The Vineyard Theatre is an Off-Broadway non-profit theatre company, located at 108 East 15th Street in Manhattan, New York City, near Union Square. Its first production was in 1981. It is best known for its productions of the Tony award-winning musical Avenue Q, Paula Vogel's Pulitzer Prize-winning play How I Learned to Drive, and Jeff Bowen and Hunter Bell's Obie Award-winning musical [title of show]. The Vineyard describes itself as "dedicated to new work, bold programming and the support of artists." The company is the recipient of special Obie, Drama Desk and Lucille Lortel awards for Sustained Excellence, and the 1998 Jonathan Larson Performing Arts Foundation Grant. It celebrated its 25th anniversary in 2007.

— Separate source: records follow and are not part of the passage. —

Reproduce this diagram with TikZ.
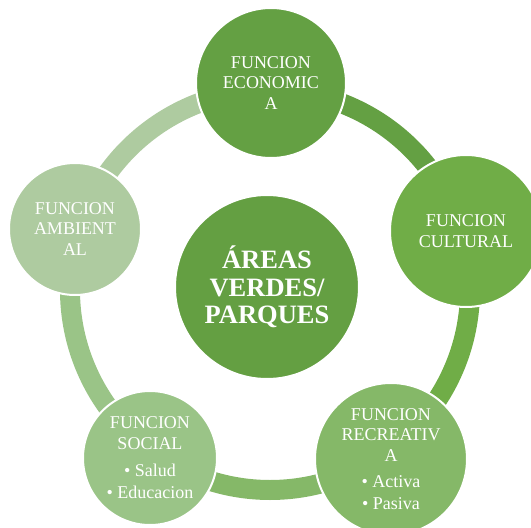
\documentclass[tikz,border=0pt]{standalone}
\usepackage{fontspec}
\setmainfont{Liberation Serif}
\usetikzlibrary{positioning}
\definecolor{verdeCentro}{HTML}{649F42}
\definecolor{verdeEco}{HTML}{64A043}
\definecolor{verdeCul}{HTML}{70AD47}
\definecolor{verdeRec}{HTML}{85B868}
\definecolor{verdeSoc}{HTML}{9AC487}
\definecolor{verdeAmb}{HTML}{AECBA0}

\begin{document}
\begin{tikzpicture}[x=1pt, y=-1pt,
    funcion/.style={circle, draw=white, line width=2pt, inner sep=0pt, align=center, text=white, font=\fontsize{18}{20.5}\selectfont},
    aro/.style={line width=20pt}]
    \useasboundingbox (0,0) rectangle (531,528);
    \coordinate (ring) at (270,290);
    \draw[aro, verdeEco] ([shift={(ring)}]-90:200) arc (-90:-18:200);
    \draw[aro, verdeCul] ([shift={(ring)}]-18:200) arc (-18:54:200);
    \draw[aro, verdeRec] ([shift={(ring)}]54:200) arc (54:126:200);
    \draw[aro, verdeSoc] ([shift={(ring)}]126:200) arc (126:198:200);
    \draw[aro, verdeAmb] ([shift={(ring)}]198:200) arc (198:270:200);
    \node[funcion, fill=verdeEco, minimum size=150pt] (economica) at (271,83) {FUNCION\\ECONOMIC\\A};
    \node[funcion, fill=verdeCul, minimum size=152pt] (cultural) at (466,231) {FUNCION\\CULTURAL};
    \node[funcion, fill=verdeRec, minimum size=152pt] (recreativa) at (391,459) {FUNCION\\RECREATIV\\A\\[6pt]\textbullet\ Activa\\[1.5pt]\textbullet\ Pasiva};
    \node[funcion, fill=verdeSoc, minimum size=134pt] (social) at (150,458) {FUNCION\\SOCIAL\\[7pt]\textbullet\ Salud\\[1.5pt]\textbullet\ Educacion};
    \node[funcion, fill=verdeAmb, minimum size=132pt] (ambiental) at (75,229) {FUNCION\\AMBIENT\\AL};
    \node[funcion, fill=verdeCentro, minimum size=184pt, font=\bfseries\fontsize{26.5}{27.5}\selectfont] (areas) at (267,287) {ÁREAS\\VERDES/\\PARQUES};
\end{tikzpicture}
\end{document}
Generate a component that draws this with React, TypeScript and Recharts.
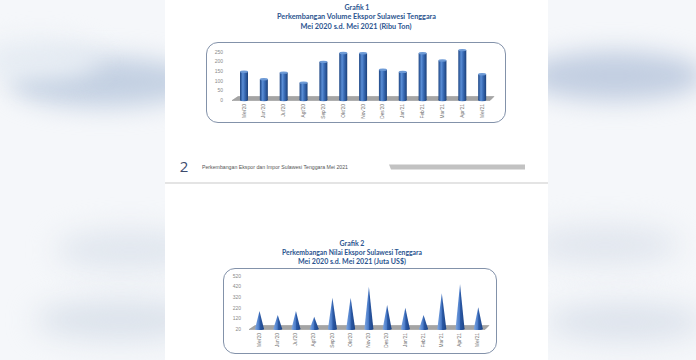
import { BarChart, Bar, XAxis, YAxis, ReferenceArea } from 'recharts'

const months = ["Mei'20", "Jun'20", "Jul'20", "Agt'20", "Sep'20", "Okt'20", "Nov'20", "Des'20", "Jan'21", "Feb'21", "Mar'21", "Apr'21", "Mei'21"]
const volumeRibuTon = [147, 108, 142, 90, 198, 244, 243, 157, 146, 243, 205, 259, 134]
const nilaiJutaUsd = [190, 152, 190, 136, 315, 315, 419, 246, 221, 152, 357, 441, 225]
const volumeTicks = [0, 50, 100, 150, 200, 250]
const nilaiTicks = [20, 120, 220, 320, 420, 520]

const volumeData = months.map((month, i) => ({ month, value: volumeRibuTon[i] }))
const nilaiData = months.map((month, i) => ({ month, value: nilaiJutaUsd[i] }))

const titleFont = 'Lato, "Noto Sans", sans-serif'
const smallFont = '"Liberation Sans", Arial, sans-serif'
const titleColor = '#2c5590'

function YTick({ x, y, payload, dx }: any) {
  return (
    <text x={x + dx} y={y} dy={1.8} textAnchor="end" fontSize={5} fill="#8a8a8a" fontFamily={smallFont}>
      {payload.value}
    </text>
  )
}

function XTick({ x, y, payload, dy }: any) {
  return (
    <text transform={`translate(${x + 1.6},${y + dy}) rotate(-90)`} textAnchor="end" fontSize={4.8} fill="#6f6f6f" fontFamily={smallFont}>
      {payload.value}
    </text>
  )
}

function Cylinder({ x, y, width, height }: any) {
  if (!height || height <= 0) return null
  const rx = width / 2
  return (
    <g>
      <rect x={x} y={y} width={width} height={height} fill="url(#cylGrad)" />
      <ellipse cx={x + rx} cy={y + height} rx={rx} ry={1.2} fill="url(#cylGrad)" />
      <ellipse cx={x + rx} cy={y} rx={rx} ry={1.2} fill="#6d9ad6" />
    </g>
  )
}

function Cone({ x, y, width, height }: any) {
  if (!height || height <= 0) return null
  return (
    <g>
      <polygon points={`${x},${y + height} ${x + width / 2},${y} ${x + width},${y + height}`} fill="url(#coneGrad)" />
      <ellipse cx={x + width / 2} cy={y + height} rx={width / 2} ry={1} fill="url(#coneGrad)" />
    </g>
  )
}

function floorShape(left: number, right: number, topLeft: number, topRight: number, depth: number) {
  return ({ x, y, width, height }: any) => {
    const b = y + height
    return (
      <polygon
        points={`${x + left},${b + 0.5} ${x + width + right},${b + 0.5} ${x + width + topRight},${b - depth} ${x + topLeft},${b - depth}`}
        fill="#a4a4a4"
        stroke="#8c8c8c"
        strokeWidth={0.5}
      />
    )
  }
}

function Blob({ cx, cy, w, h, color, blur }: any) {
  return (
    <div
      style={{
        position: 'absolute',
        left: cx - w / 2,
        top: cy - h / 2,
        width: w,
        height: h,
        borderRadius: '50%',
        background: color,
        filter: `blur(${blur}px)`,
      }}
    />
  )
}

const chartBox = {
  position: 'absolute' as const,
  border: '1.5px solid #8392aa',
  borderRadius: 12,
  boxSizing: 'border-box' as const,
}

export default function App() {
  return (
    <div style={{ position: 'absolute', left: 0, top: 0, width: 696, height: 360, overflow: 'hidden', background: '#f5f7fa' }}>
      {/* blurred backdrop on both sides */}
      <Blob cx={105} cy={82} w={190} h={50} color="#c3d0e2" blur={12} />
      <Blob cx={40} cy={60} w={120} h={40} color="#e6ecf3" blur={12} />
      <Blob cx={130} cy={250} w={150} h={40} color="#e0e6ee" blur={14} />
      <Blob cx={120} cy={320} w={170} h={40} color="#dbe2eb" blur={14} />
      <Blob cx={615} cy={76} w={180} h={50} color="#c2cee1" blur={12} />
      <Blob cx={605} cy={245} w={150} h={40} color="#e1e6ee" blur={14} />
      <Blob cx={625} cy={322} w={160} h={40} color="#dde3ec" blur={14} />

      {/* document page */}
      <div style={{ position: 'absolute', left: 165, top: 0, width: 383, height: 360, background: '#ffffff' }} />
      <div style={{ position: 'absolute', left: 165, top: 182, width: 383, height: 2, background: '#e4e4e4' }} />

      <svg width={696} height={360} style={{ position: 'absolute', left: 0, top: 0 }}>
        <g fontFamily={titleFont} fontWeight={700} fill={titleColor} textAnchor="middle" fontSize={7}>
          <text x={357} y={9.5}>Grafik 1</text>
          <text x={356.5} y={19} textLength={159} lengthAdjust="spacingAndGlyphs">Perkembangan Volume Ekspor Sulawesi Tenggara</text>
          <text x={356} y={28.5} textLength={111} lengthAdjust="spacingAndGlyphs">Mei 2020 s.d. Mei 2021 (Ribu Ton)</text>
          <text x={352} y={245.5}>Grafik 2</text>
          <text x={352} y={254.5} textLength={140} lengthAdjust="spacingAndGlyphs">Perkembangan Nilai Ekspor Sulawesi Tenggara</text>
          <text x={352} y={263.5} textLength={108} lengthAdjust="spacingAndGlyphs">Mei 2020 s.d. Mei 2021 (Juta US$)</text>
        </g>
        <text x={184} y={172} fontSize={15} fill="#3d4b6c" fontFamily={'"Open Sans", sans-serif'} textAnchor="middle">2</text>
        <text x={202} y={169} fontSize={6} fill="#555" fontFamily={smallFont} textLength={146} lengthAdjust="spacingAndGlyphs">
          Perkembangan Ekspor dan Impor Sulawesi Tenggara Mei 2021
        </text>
        <polygon points="389,164.5 525,164.5 525,169.5 391,169.5" fill="#c2c2c2" />
      </svg>

      {/* Grafik 1 */}
      <div style={{ ...chartBox, left: 206, top: 42, width: 300, height: 81 }} />
      <div style={{ position: 'absolute', left: 206, top: 42 }}>
        <BarChart width={300} height={81} data={volumeData} margin={{ top: 6, right: 14, bottom: 0, left: 0 }} barSize={8}>
          <defs>
            <linearGradient id="cylGrad" x1="0" y1="0" x2="1" y2="0">
              <stop offset="0%" stopColor="#1d4583" />
              <stop offset="35%" stopColor="#5a8ed6" />
              <stop offset="60%" stopColor="#3a6cb6" />
              <stop offset="100%" stopColor="#1b407a" />
            </linearGradient>
          </defs>
          <XAxis dataKey="month" axisLine={false} tickLine={false} tickSize={0} tickMargin={0} interval={0} height={23} tick={<XTick dy={4} />} />
          <YAxis domain={[0, 270]} ticks={volumeTicks} interval={0} axisLine={false} tickLine={false} tickSize={0} tickMargin={0} width={28} tick={<YTick dx={-11} />} />
          <ReferenceArea y1={0} y2={10} ifOverflow="visible" shape={floorShape(-2, -2, 4, 2, 3.5)} />
          <Bar dataKey="value" shape={<Cylinder />} isAnimationActive={false} />
        </BarChart>
      </div>

      {/* Grafik 2 */}
      <div style={{ ...chartBox, left: 223, top: 268, width: 274, height: 86 }} />
      <div style={{ position: 'absolute', left: 223, top: 268 }}>
        <BarChart width={274} height={86} data={nilaiData} margin={{ top: 8, right: 10, bottom: 0, left: 0 }} barSize={9}>
          <defs>
            <linearGradient id="coneGrad" x1="0" y1="0" x2="1" y2="0">
              <stop offset="0%" stopColor="#7ea7e2" />
              <stop offset="45%" stopColor="#4a7bc8" />
              <stop offset="55%" stopColor="#2b59a5" />
              <stop offset="100%" stopColor="#1c4386" />
            </linearGradient>
          </defs>
          <XAxis dataKey="month" axisLine={false} tickLine={false} tickSize={0} tickMargin={0} interval={0} height={25} tick={<XTick dy={4} />} />
          <YAxis domain={[20, 520]} ticks={nilaiTicks} interval={0} axisLine={false} tickLine={false} tickSize={0} tickMargin={0} width={27} tick={<YTick dx={-9} />} />
          <ReferenceArea y1={20} y2={60} ifOverflow="visible" shape={floorShape(-1, -2, 5, 2, 3.5)} />
          <Bar dataKey="value" shape={<Cone />} isAnimationActive={false} />
        </BarChart>
      </div>
    </div>
  )
}
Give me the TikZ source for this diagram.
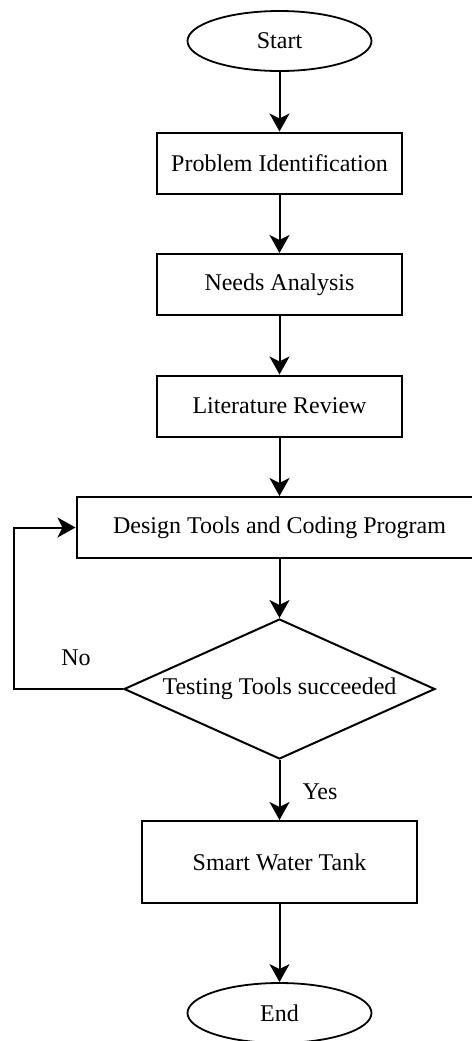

Other notable productions include Edward Albee's Three Tall Women, Nicky Silver's Pterodactyls, Becky Mode's Fully Committed, Craig Lucas's The Dying Gaul, Christopher Shinn's Where Do We Live, Cornelius Eady's Brutal Imagination, Gina Gionfriddo's After Ashley, the Laura Nyro musical Eli's Comin, and Kander and Ebb's The Scottsboro Boys. In 2000 it hosted a limited engagement of Craig Bohmler and Marion Adler's musical Enter the Guardsman, which had won the international Musical of the Year award and had premiered in London's West End.

The Vineyard is also home to the Vineyard Community of Artists, an alliance of playwrights, composers, actors, designers, and directors. It sponsors panel discussions, guest speakers, informal readings of works-in-progress and full readings of new plays.